We're to the halfway mark which is crazy and about time all at once. Today is our anatomy ultrasound and I really am so excited to see this baby again {and one last time before he/she is born?}. I'd be lying if I said I wasn't a bit nervous, too. I think after walking into an ultrasound and getting unexpected results once before, we will always just be a little on edge. Honestly, this whole week I've been more introspective and emotional than ever. So much is on my mind, and I think it has a lot to do with knowing we'll see our baby again today, we're halfway to actually meeting him/her, and one year ago tomorrow would have been our first baby's due date.
I don't really think its any bit of a coincidence that we have such an exciting doctor's appointment only one day before we remember what would have been our first little one's birthday. Honestly? I think God is holding me extra close this weekend. The scar from miscarriage never really goes away, but the joy of new life sure makes it sting much less, you know? During a sick day this week, I re-watched What To Expect When You're Expecting. And I basically bawled through the entire miscarriage scene. A 20-week pregnant woman who has previously miscarried is bound to bawl through that, right? Gosh. It just reminded me of how hard loss can be and how good God is all at once. And how really, truly every life deserves to be celebrated. Even the shortest ones.
On a happier note? This weekend is the anniversary of when Justin proposed to me. Do I really need to elaborate on that one? The father of the little life growing in my belly asked me to be his forever this weekend 5 years ago. The charm of that has yet to wear off, and I hope it never does. I really love that man more today than I did back then. I can only imagine what 50 more years will do to us!
And, back to this baby. I know it's not all mine and Justin will be the most amazing dad when he/she gets here. But I can't help but think how special it is that I get to have this little one to myself for all of 9 months. What a really, really sweet blessing. Sure, the nausea and backaches and other side effects I could do without. But there is new life inside of me. And for a few more weeks yet, I'm the only one who gets to feel those rolls and kicks. I don't want to take any of that for granted. Gosh, am I sappy this week!

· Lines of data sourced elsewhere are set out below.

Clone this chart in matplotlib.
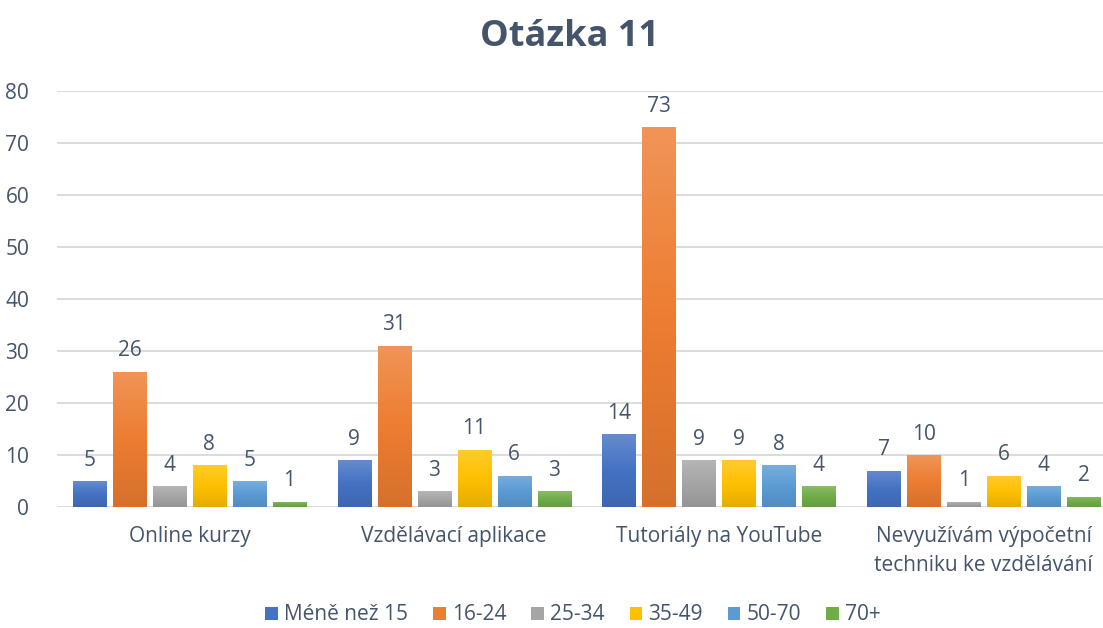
import numpy as np
import matplotlib.pyplot as plt
from matplotlib.colors import LinearSegmentedColormap, to_rgb

plt.rcParams['font.family'] = ['Open Sans', 'DejaVu Sans']

categories = ['Online kurzy', 'Vzdělávací aplikace', 'Tutoriály na YouTube',
              'Nevyužívám výpočetní\ntechniku ke vzdělávání']
series = ['Méně než 15', '16-24', '25-34', '35-49', '50-70', '70+']
values = [
    [5, 9, 14, 7],
    [26, 31, 73, 10],
    [4, 3, 9, 1],
    [8, 11, 9, 6],
    [5, 6, 8, 4],
    [1, 3, 4, 2],
]
colors = ['#4472C4', '#ED7D31', '#A5A5A5', '#FFC000', '#5B9BD5', '#70AD47']

text_col = '#44546A'


def shade(c, f):
    r = np.array(to_rgb(c))
    if f > 0:
        return tuple(r + (1 - r) * f)
    return tuple(r * (1 + f))


W, H = 1103, 628
fig = plt.figure(figsize=(W / 100, H / 100), dpi=100)
ax = fig.add_axes([57 / W, (H - 507) / H, (W - 57) / W, (507 - 91) / H])

step = 0.151
bw = 0.125
x = np.arange(len(categories))

for i, (name, vals, c) in enumerate(zip(series, values, colors)):
    pos = x + (i - 2.5) * step
    bars = ax.bar(pos, vals, width=bw, color=c, label=name, zorder=2)
    cmap = LinearSegmentedColormap.from_list('g', [shade(c, -0.1), c, shade(c, 0.18)])
    grad = np.linspace(0, 1, 100).reshape(-1, 1)
    for b, v in zip(bars, vals):
        im = ax.imshow(grad, cmap=cmap, aspect='auto', origin='lower',
                       extent=(b.get_x(), b.get_x() + bw, 0, v), zorder=3)
        im.set_clip_path(b)
        ax.text(b.get_x() + bw / 2, v + 2.0, str(v), ha='center', va='bottom',
                fontsize=15, color=text_col)

ax.set_xlim(-0.5, 3.5 - 13 / 264)
ax.set_ylim(0, 80)
ax.set_yticks(range(0, 81, 10))
ax.set_xticks(x)
ax.set_xticklabels(categories, fontsize=15, color=text_col, linespacing=1.45)
ax.tick_params(axis='y', labelsize=15, labelcolor=text_col, length=0, pad=20)
ax.tick_params(axis='x', length=0, pad=14)
ax.grid(axis='y', color='#D9D9D9', linewidth=1.3, zorder=0)
ax.set_axisbelow(True)
for s in ax.spines.values():
    s.set_visible(False)

fig.text(570 / W, 1 - 37 / H, 'Otázka 11', ha='center', va='center',
         fontsize=26, fontweight='bold', color=text_col)

leg = fig.legend(*ax.get_legend_handles_labels(), loc='center', ncol=6,
                 bbox_to_anchor=(573 / W, 1 - 615 / H), frameon=False,
                 fontsize=15, handlelength=0.6, handleheight=0.6,
                 handletextpad=0.3, columnspacing=1.2, borderpad=0.2)
for t in leg.get_texts():
    t.set_color(text_col)

fig.savefig('out.png', dpi=100)
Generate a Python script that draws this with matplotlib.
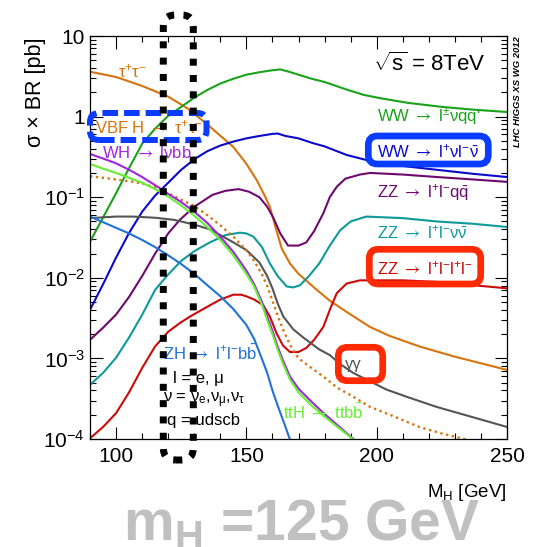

We're having our family over tomorrow for brunch to share the gender with them, and I'll probably announce it on the blog on Monday. In the meantime, what's your vote? Boy or girl!?
5 comments:
Oh, what a beautiful engagement weekend that was! Lots of prayers for you today!
Such a touching post about your first little one. As one who was told when I was 18 that I may never have children, I can relate to the sadness when friends talk about their pregnancies and such. But how amazing that God gives you the reminder and joy with your next little bundle to help comfort you during this time!
Oh, and I'm guessing it will be bowties rather than hairbows! :)
~Katy
Happy half way point and happy gender reveal day! Can't wait to hear if your little one is a he or a she :)
SO exciting!! It's fun to have this time to ourselves with the little ones :)
I guess girl :)
You-girl
me-girl
Hil-boy
Laur-boy
It only makes perfect mathematical sense ;) If, of course, mathematical is related to college roommates...
Ps love these posts-you look great. So happy for you. T here are many nights (in my insomniac pregnancy) that you pop in my mind and I pray for you guys!